* _RECORDED INFORMATION_
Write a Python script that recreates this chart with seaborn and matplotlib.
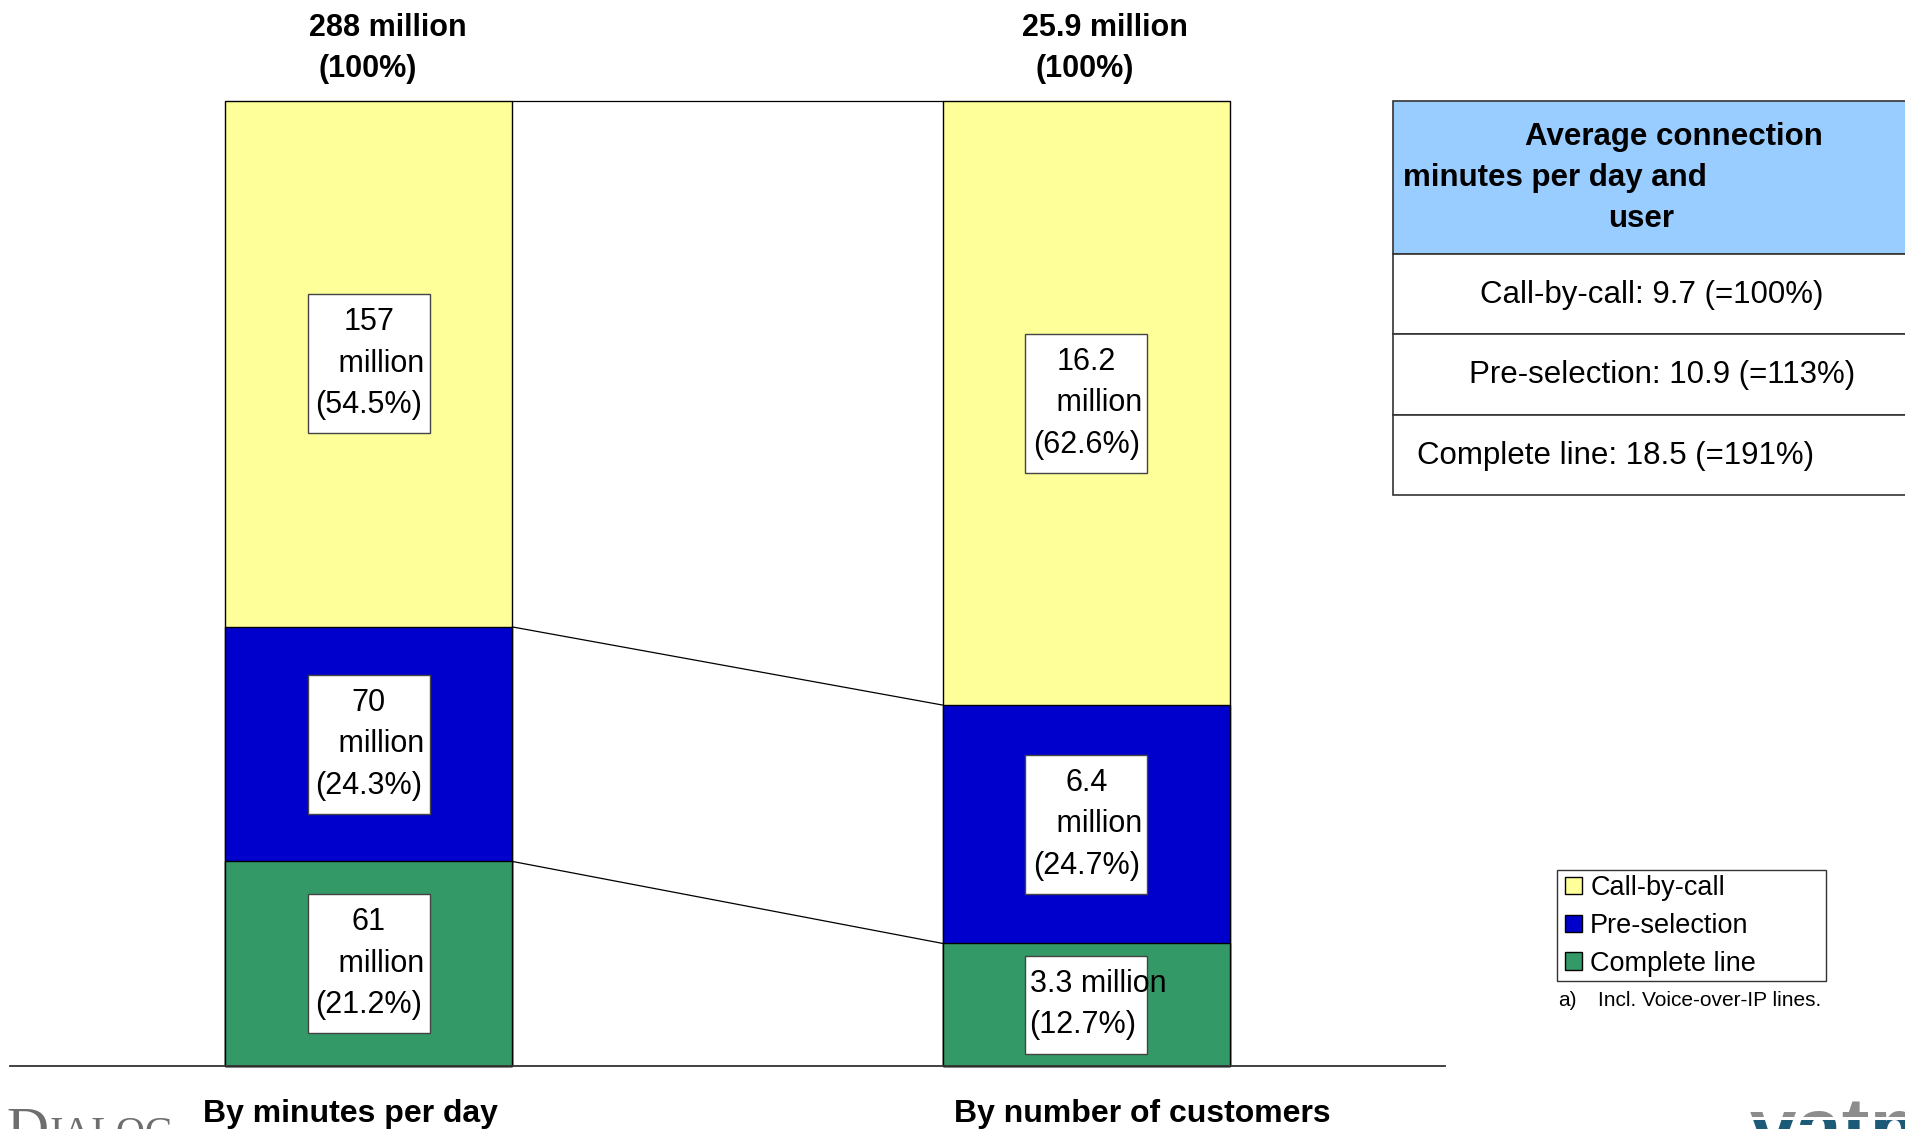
import matplotlib
matplotlib.use("Agg")
import matplotlib.pyplot as plt
import seaborn as sns
import numpy as np
from matplotlib.patches import Rectangle, Patch
from matplotlib.transforms import Bbox

# ---- data -------------------------------------------------------------
categories = ["By minutes per day", "By number of customers"]
totals = ["288 million", "25.9 million"]
segments = ["Call-by-call", "Pre-selection", "Complete line"]
call_by_call_pct = [54.5, 62.6]
pre_selection_pct = [24.3, 24.7]
complete_line_pct = [21.2, 12.7]
call_by_call_abs = ["157", "16.2"]
pre_selection_abs = ["70", "6.4"]
complete_line_abs = ["61", "3.3"]
avg_minutes = [9.7, 10.9, 18.5]
avg_index = [100, 113, 191]

seg_colors = ["#FFFF99", "#0000CC", "#339966"]

# ---- figure setup -----------------------------------------------------
W, H, DPI = 1906, 1129, 100
sns.set_theme(style="white")
plt.rcParams["font.family"] = ["Liberation Sans", "DejaVu Sans"]
plt.rcParams["text.color"] = "black"

fig = plt.figure(figsize=(W / DPI, H / DPI), dpi=DPI)
fig.patch.set_facecolor("white")


def fx(x):
    return x / W


def fy(y):
    return 1 - y / H


ax = fig.add_axes([fx(10), 63 / H, 1435 / W, 965 / H])

pct = np.array([call_by_call_pct, pre_selection_pct, complete_line_pct])
# cumulative heights, drawn tallest first so each layer sits on top
green_top = pct[2]
blue_top = pct[1] + pct[2]
yellow_top = pct.sum(axis=0)
bar_w = 0.4
for heights, col in zip([yellow_top, blue_top, green_top], seg_colors):
    sns.barplot(x=categories, y=list(heights), color=col, saturation=1,
                width=bar_w, edgecolor="black", linewidth=1,
                errorbar=None, ax=ax)
for p in ax.patches:
    p.set_clip_on(False)

ax.set_xlim(-0.5, 1.5)
ax.set_ylim(0, 100)
ax.set_xticks([])
ax.set_yticks([])
ax.set_xlabel("")
ax.set_ylabel("")
for s in ["left", "top", "right"]:
    ax.spines[s].set_visible(False)
ax.spines["bottom"].set_color("#333333")
ax.spines["bottom"].set_linewidth(1.3)

# connector lines between the two bars
hw = bar_w / 2
for lvl in [yellow_top, blue_top, green_top]:
    ax.plot([0 + hw, 1 - hw], [lvl[0], lvl[1]], color="black", lw=0.9,
            clip_on=False)

# value boxes inside the segments
bases = [blue_top, green_top, np.zeros(2)]
abs_vals = [call_by_call_abs, pre_selection_abs, complete_line_abs]
box_w, box_h = 0.17, 14.4
for k in range(3):
    for i in range(2):
        yc = bases[k][i] + pct[k][i] / 2
        p_txt = f"({pct[k][i]:.1f}%)"
        if k == 2 and i == 1:
            bh = 10.2
            ax.add_patch(Rectangle((i - box_w / 2, yc - bh / 2), box_w, bh,
                                   fc="white", ec="#444444", lw=1, zorder=5))
            ax.text(i - box_w / 2 + 0.006, yc, f"{abs_vals[k][i]} million\n{p_txt}",
                    ha="left", va="center", fontsize=22, linespacing=1.5,
                    zorder=6)
        else:
            ax.add_patch(Rectangle((i - box_w / 2, yc - box_h / 2), box_w, box_h,
                                   fc="white", ec="#444444", lw=1, zorder=5))
            ax.text(i, yc, f"{abs_vals[k][i]}\n   million\n{p_txt}",
                    ha="center", va="center", multialignment="center",
                    fontsize=22, linespacing=1.5, zorder=6)

# totals above bars
for i, (t, cx) in enumerate(zip(totals, [388, 1105])):
    fig.text(fx(cx), fy(28), t, ha="center", va="center", fontsize=22,
             fontweight="bold")
    fig.text(fx(cx - 20), fy(69), "(100%)", ha="center", va="center",
             fontsize=22, fontweight="bold")

# category captions under the baseline
for cat, lx in zip(categories, [203, 954]):
    fig.text(fx(lx), fy(1114), cat, ha="left", va="center", fontsize=23,
             fontweight="bold")

# ---- average minutes table ---------------------------------------------
tx0, tx1 = 1393, W + 20
rows_y = [101, 254, 334, 415, 495]
fig.patches.append(Rectangle((fx(tx0), fy(rows_y[1])), fx(tx1 - tx0),
                             (rows_y[1] - rows_y[0]) / H, fc="#99CCFF",
                             ec="#333333", lw=1.2, transform=fig.transFigure,
                             figure=fig))
for r in range(1, 4):
    fig.patches.append(Rectangle((fx(tx0), fy(rows_y[r + 1])), fx(tx1 - tx0),
                                 (rows_y[r + 1] - rows_y[r]) / H, fc="white",
                                 ec="#333333", lw=1.2,
                                 transform=fig.transFigure, figure=fig))
fig.text(fx(1674), fy(137), "Average connection", ha="center", va="center",
         fontsize=22.5, fontweight="bold")
fig.text(fx(1403), fy(178), "minutes per day and", ha="left", va="center",
         fontsize=22.5, fontweight="bold")
fig.text(fx(1641), fy(219), "user", ha="center", va="center",
         fontsize=22.5, fontweight="bold")
row_pos = [(1652, "center"), (1662, "center"), (1417, "left")]
for r, (name, m, idx) in enumerate(zip(segments, avg_minutes, avg_index)):
    x, ha = row_pos[r]
    yc = (rows_y[r + 1] + rows_y[r + 2]) / 2 + 1
    fig.text(fx(x), fy(yc), f"{name}: {m} (={idx}%)", ha=ha, va="center",
             fontsize=22.5)

# ---- legend -------------------------------------------------------------
fig.patches.append(Rectangle((fx(1557), fy(981)), fx(1826 - 1557),
                             (981 - 870) / H, fc="white", ec="#333333", lw=1,
                             transform=fig.transFigure, figure=fig))
handles = [Patch(facecolor=c, edgecolor="black", lw=1, label=s)
           for s, c in zip(segments, seg_colors)]
leg = fig.legend(handles=handles, loc="upper left",
                 bbox_to_anchor=(fx(1565), fy(875)), frameon=False,
                 fontsize=19.5, handlelength=0.63, handleheight=0.63,
                 handletextpad=0.3, borderpad=0, labelspacing=0.44,
                 borderaxespad=0)
fig.text(fx(1558), fy(1001), "a)", ha="left", va="center", fontsize=15)
fig.text(fx(1598), fy(1001), "Incl. Voice-over-IP lines.", ha="left",
         va="center", fontsize=15)

# ---- logos along the bottom edge ---------------------------------------
fig.text(fx(6), fy(1107), "D", ha="left", va="top", fontsize=42,
         family="Liberation Serif", color="#6e6e6e")
fig.text(fx(50), fy(1116), "IALOG", ha="left", va="top", fontsize=29,
         family="Liberation Serif", color="#6e6e6e")

split_y = 1120
for col, (y0, y1) in [("#8c8c8c", (0, split_y - 3)),
                      ("#1d5a78", (split_y, H))]:
    t = fig.text(fx(1750), fy(1095), "vatm", ha="left", va="top",
                 fontsize=60, fontweight="bold", color=col)
    t.set_clip_box(Bbox([[0, H - y1], [W, H - y0]]))
    t.set_clip_on(True)

fig.savefig("out.png", dpi=DPI, facecolor="white")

* _TASK INSTRUCTIONS_
Transcribe the listing in full. Omit the pictures and keep every line exact.

* _FULL SOLUTION_
Write a Python script that recreates this chart with seaborn and matplotlib.
import matplotlib
matplotlib.use("Agg")
import matplotlib.pyplot as plt
import seaborn as sns
import numpy as np
from matplotlib.patches import Rectangle, Patch
from matplotlib.transforms import Bbox

# ---- data -------------------------------------------------------------
categories = ["By minutes per day", "By number of customers"]
totals = ["288 million", "25.9 million"]
segments = ["Call-by-call", "Pre-selection", "Complete line"]
call_by_call_pct = [54.5, 62.6]
pre_selection_pct = [24.3, 24.7]
complete_line_pct = [21.2, 12.7]
call_by_call_abs = ["157", "16.2"]
pre_selection_abs = ["70", "6.4"]
complete_line_abs = ["61", "3.3"]
avg_minutes = [9.7, 10.9, 18.5]
avg_index = [100, 113, 191]

seg_colors = ["#FFFF99", "#0000CC", "#339966"]

# ---- figure setup -----------------------------------------------------
W, H, DPI = 1906, 1129, 100
sns.set_theme(style="white")
plt.rcParams["font.family"] = ["Liberation Sans", "DejaVu Sans"]
plt.rcParams["text.color"] = "black"

fig = plt.figure(figsize=(W / DPI, H / DPI), dpi=DPI)
fig.patch.set_facecolor("white")


def fx(x):
    return x / W


def fy(y):
    return 1 - y / H


ax = fig.add_axes([fx(10), 63 / H, 1435 / W, 965 / H])

pct = np.array([call_by_call_pct, pre_selection_pct, complete_line_pct])
# cumulative heights, drawn tallest first so each layer sits on top
green_top = pct[2]
blue_top = pct[1] + pct[2]
yellow_top = pct.sum(axis=0)
bar_w = 0.4
for heights, col in zip([yellow_top, blue_top, green_top], seg_colors):
    sns.barplot(x=categories, y=list(heights), color=col, saturation=1,
                width=bar_w, edgecolor="black", linewidth=1,
                errorbar=None, ax=ax)
for p in ax.patches:
    p.set_clip_on(False)

ax.set_xlim(-0.5, 1.5)
ax.set_ylim(0, 100)
ax.set_xticks([])
ax.set_yticks([])
ax.set_xlabel("")
ax.set_ylabel("")
for s in ["left", "top", "right"]:
    ax.spines[s].set_visible(False)
ax.spines["bottom"].set_color("#333333")
ax.spines["bottom"].set_linewidth(1.3)

# connector lines between the two bars
hw = bar_w / 2
for lvl in [yellow_top, blue_top, green_top]:
    ax.plot([0 + hw, 1 - hw], [lvl[0], lvl[1]], color="black", lw=0.9,
            clip_on=False)

# value boxes inside the segments
bases = [blue_top, green_top, np.zeros(2)]
abs_vals = [call_by_call_abs, pre_selection_abs, complete_line_abs]
box_w, box_h = 0.17, 14.4
for k in range(3):
    for i in range(2):
        yc = bases[k][i] + pct[k][i] / 2
        p_txt = f"({pct[k][i]:.1f}%)"
        if k == 2 and i == 1:
            bh = 10.2
            ax.add_patch(Rectangle((i - box_w / 2, yc - bh / 2), box_w, bh,
                                   fc="white", ec="#444444", lw=1, zorder=5))
            ax.text(i - box_w / 2 + 0.006, yc, f"{abs_vals[k][i]} million\n{p_txt}",
                    ha="left", va="center", fontsize=22, linespacing=1.5,
                    zorder=6)
        else:
            ax.add_patch(Rectangle((i - box_w / 2, yc - box_h / 2), box_w, box_h,
                                   fc="white", ec="#444444", lw=1, zorder=5))
            ax.text(i, yc, f"{abs_vals[k][i]}\n   million\n{p_txt}",
                    ha="center", va="center", multialignment="center",
                    fontsize=22, linespacing=1.5, zorder=6)

# totals above bars
for i, (t, cx) in enumerate(zip(totals, [388, 1105])):
    fig.text(fx(cx), fy(28), t, ha="center", va="center", fontsize=22,
             fontweight="bold")
    fig.text(fx(cx - 20), fy(69), "(100%)", ha="center", va="center",
             fontsize=22, fontweight="bold")

# category captions under the baseline
for cat, lx in zip(categories, [203, 954]):
    fig.text(fx(lx), fy(1114), cat, ha="left", va="center", fontsize=23,
             fontweight="bold")

# ---- average minutes table ---------------------------------------------
tx0, tx1 = 1393, W + 20
rows_y = [101, 254, 334, 415, 495]
fig.patches.append(Rectangle((fx(tx0), fy(rows_y[1])), fx(tx1 - tx0),
                             (rows_y[1] - rows_y[0]) / H, fc="#99CCFF",
                             ec="#333333", lw=1.2, transform=fig.transFigure,
                             figure=fig))
for r in range(1, 4):
    fig.patches.append(Rectangle((fx(tx0), fy(rows_y[r + 1])), fx(tx1 - tx0),
                                 (rows_y[r + 1] - rows_y[r]) / H, fc="white",
                                 ec="#333333", lw=1.2,
                                 transform=fig.transFigure, figure=fig))
fig.text(fx(1674), fy(137), "Average connection", ha="center", va="center",
         fontsize=22.5, fontweight="bold")
fig.text(fx(1403), fy(178), "minutes per day and", ha="left", va="center",
         fontsize=22.5, fontweight="bold")
fig.text(fx(1641), fy(219), "user", ha="center", va="center",
         fontsize=22.5, fontweight="bold")
row_pos = [(1652, "center"), (1662, "center"), (1417, "left")]
for r, (name, m, idx) in enumerate(zip(segments, avg_minutes, avg_index)):
    x, ha = row_pos[r]
    yc = (rows_y[r + 1] + rows_y[r + 2]) / 2 + 1
    fig.text(fx(x), fy(yc), f"{name}: {m} (={idx}%)", ha=ha, va="center",
             fontsize=22.5)

# ---- legend -------------------------------------------------------------
fig.patches.append(Rectangle((fx(1557), fy(981)), fx(1826 - 1557),
                             (981 - 870) / H, fc="white", ec="#333333", lw=1,
                             transform=fig.transFigure, figure=fig))
handles = [Patch(facecolor=c, edgecolor="black", lw=1, label=s)
           for s, c in zip(segments, seg_colors)]
leg = fig.legend(handles=handles, loc="upper left",
                 bbox_to_anchor=(fx(1565), fy(875)), frameon=False,
                 fontsize=19.5, handlelength=0.63, handleheight=0.63,
                 handletextpad=0.3, borderpad=0, labelspacing=0.44,
                 borderaxespad=0)
fig.text(fx(1558), fy(1001), "a)", ha="left", va="center", fontsize=15)
fig.text(fx(1598), fy(1001), "Incl. Voice-over-IP lines.", ha="left",
         va="center", fontsize=15)

# ---- logos along the bottom edge ---------------------------------------
fig.text(fx(6), fy(1107), "D", ha="left", va="top", fontsize=42,
         family="Liberation Serif", color="#6e6e6e")
fig.text(fx(50), fy(1116), "IALOG", ha="left", va="top", fontsize=29,
         family="Liberation Serif", color="#6e6e6e")

split_y = 1120
for col, (y0, y1) in [("#8c8c8c", (0, split_y - 3)),
                      ("#1d5a78", (split_y, H))]:
    t = fig.text(fx(1750), fy(1095), "vatm", ha="left", va="top",
                 fontsize=60, fontweight="bold", color=col)
    t.set_clip_box(Bbox([[0, H - y1], [W, H - y0]]))
    t.set_clip_on(True)

fig.savefig("out.png", dpi=DPI, facecolor="white")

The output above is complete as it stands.